ChatGPT arrived in November 2022, when the plan for the book had already been defined and when I was already working on the first chapters. In March-April 2023, with the launch of GPT-4, I had an Aha! moment and started to feel that something had fundamentally changed. At some point, Corbin Collins, my editor, correctly challenged one claim I made later in the book and used ChatGPT as an example. I then felt I had to think hard about whether the book’s contents would remain useful in a post-ChatGPT world. I decided to include one last chapter on this topic.

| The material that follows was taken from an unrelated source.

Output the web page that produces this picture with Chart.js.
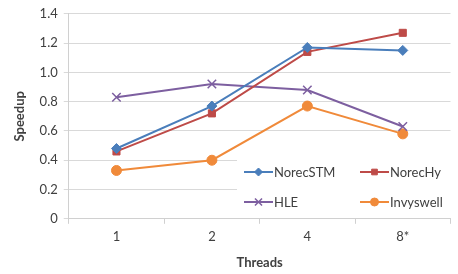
<!DOCTYPE html>
<html>
<head>
<meta charset="utf-8">
<script src="https://cdn.jsdelivr.net/npm/chart.js@4.4.1/dist/chart.umd.min.js"></script>
<style>
  html, body { margin: 0; padding: 0; background: #fff; }
  #wrap { width: 458px; height: 274px; position: relative; }
</style>
</head>
<body>
<div id="wrap"><canvas id="speedupChart"></canvas></div>
<script>
// Data
const threadLabels = ['1', '2', '4', '8*'];
const norecStm = [0.48, 0.77, 1.17, 1.15];
const norecHy = [0.46, 0.72, 1.14, 1.27];
const hle = [0.83, 0.92, 0.88, 0.63];
const invyswell = [0.33, 0.40, 0.77, 0.58];

const FONT = 'Lato, "Open Sans", sans-serif';

function makeSeries(label, data, color, style, radius) {
    return {
        label: label,
        data: data,
        borderColor: color,
        backgroundColor: color,
        borderWidth: 2,
        pointStyle: style,
        pointRadius: radius,
        pointHoverRadius: radius,
        pointBorderColor: color,
        pointBackgroundColor: color,
        pointBorderWidth: style === 'crossRot' ? 1.5 : 1,
        tension: 0
    };
}

const datasets = [
    makeSeries('NorecSTM', norecStm, '#4a7ebb', 'rectRot', 5),
    makeSeries('NorecHy', norecHy, '#be4b48', 'rect', 5),
    makeSeries('HLE', hle, '#7d5fa0', 'crossRot', 6),
    makeSeries('Invyswell', invyswell, '#f08a3a', 'circle', 5)
];

// legend drawn inside the plot, bottom right, like the original
const insideLegend = {
    id: 'insideLegend',
    afterDatasetsDraw(chart) {
        const ctx = chart.ctx;
        const area = chart.chartArea;
        ctx.save();
        ctx.fillStyle = '#ffffff';
        ctx.fillRect(237, 152, area.right - 237 + 1, area.bottom - 152 - 1);
        const cols = [244, 360];
        const rows = [172, 202];
        chart.data.datasets.forEach((ds, i) => {
            const x = cols[i % 2];
            const y = rows[Math.floor(i / 2)];
            ctx.strokeStyle = ds.borderColor;
            ctx.fillStyle = ds.borderColor;
            ctx.lineWidth = 2;
            ctx.beginPath();
            ctx.moveTo(x, y);
            ctx.lineTo(x + 29, y);
            ctx.stroke();
            ctx.lineWidth = ds.pointBorderWidth;
            Chart.helpers.drawPoint(ctx, {
                pointStyle: ds.pointStyle,
                radius: ds.pointStyle === 'crossRot' ? 5 : 4,
                rotation: 0,
                borderWidth: ds.pointBorderWidth
            }, x + 14.5, y);
            ctx.fillStyle = '#404040';
            ctx.font = '13px ' + FONT;
            ctx.textBaseline = 'middle';
            ctx.textAlign = 'left';
            ctx.fillText(ds.label, x + 30, y + 1);
        });
        ctx.restore();
    }
};

new Chart(document.getElementById('speedupChart'), {
    type: 'line',
    data: { labels: threadLabels, datasets: datasets },
    options: {
        responsive: true,
        maintainAspectRatio: false,
        animation: false,
        layout: { padding: { left: 12, right: 4, top: 10, bottom: 3 } },
        plugins: {
            legend: { display: false },
            tooltip: { enabled: false }
        },
        scales: {
            x: {
                offset: true,
                grid: {
                    offset: true,
                    drawOnChartArea: false,
                    tickLength: 5,
                    color: '#d0d0d0'
                },
                border: { color: '#d0d0d0' },
                ticks: { color: '#404040', font: { family: FONT, size: 13 }, padding: 5 },
                title: {
                    display: true,
                    text: 'Threads',
                    color: '#404040',
                    font: { family: FONT, size: 13, weight: 'bold' },
                    padding: { top: 6, bottom: 0 }
                }
            },
            y: {
                min: 0,
                max: 1.4,
                ticks: {
                    stepSize: 0.2,
                    color: '#404040',
                    font: { family: FONT, size: 13 },
                    padding: 6
                },
                grid: { color: '#d9d9d9', tickLength: 5 },
                border: { color: '#d0d0d0' },
                title: {
                    display: true,
                    text: 'Speedup',
                    color: '#404040',
                    font: { family: FONT, size: 13, weight: 'bold' },
                    padding: { top: 0, bottom: 6 }
                }
            }
        }
    },
    plugins: [insideLegend]
});
</script>
</body>
</html>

It’s the only chapter where I don’t present any techniques or methods, and it’s the only one with a clearly speculative tone. I’ll leave the full argument for the book, but in a nutshell, I make the prediction that the data science job description will radically change in the upcoming years, and recommend that data scientists start preparing themselves for such a shift. Just in case you’re wondering, I think that some of the chapters of the book will still be valuable in that world, but other techniques will most likely be automated by AIs. Nonetheless, and perhaps not surprisingly, I’m convinced that the general tone and specific strategies and techniques presented in this book, and in AS, will remain valuable in the years to come.
Just as an aside, it’s quite interesting to think about this problem analytically, and how it can be dealt with if you’re Amazon or Airbnb (or any other company). I’ll try to write about it in another post.
Internal seminars have many additional benefits: they help practitioners work and improve on their communication skills, ensure that they have a full understanding of the techniques presented, and create a sense of unity within a team that works remotely. To me, as a somewhat distant manager (individual contributors had managers that reported directly to me) it had the additional benefit of providing a more direct assessment of the skills we had and which were lacking.
When I wrote AS, I naively thought that it could well suit practitioners (data scientists) and non-technical business people. In the Preface of the book, I explicitly asked the latter group to skip any technical material and try to stick to the underlying intuitions. In retrospect, while it’s true the book could be read like that, it’s also true that I should’ve stuck to writing a book for practitioners, and only for them.
The problem with seniority is that it’s multidimensional, and many times we just give a high weight to technical things. But even with technical topics, “the devil is in the details”, and I’m convinced that many senior data scientists will benefit.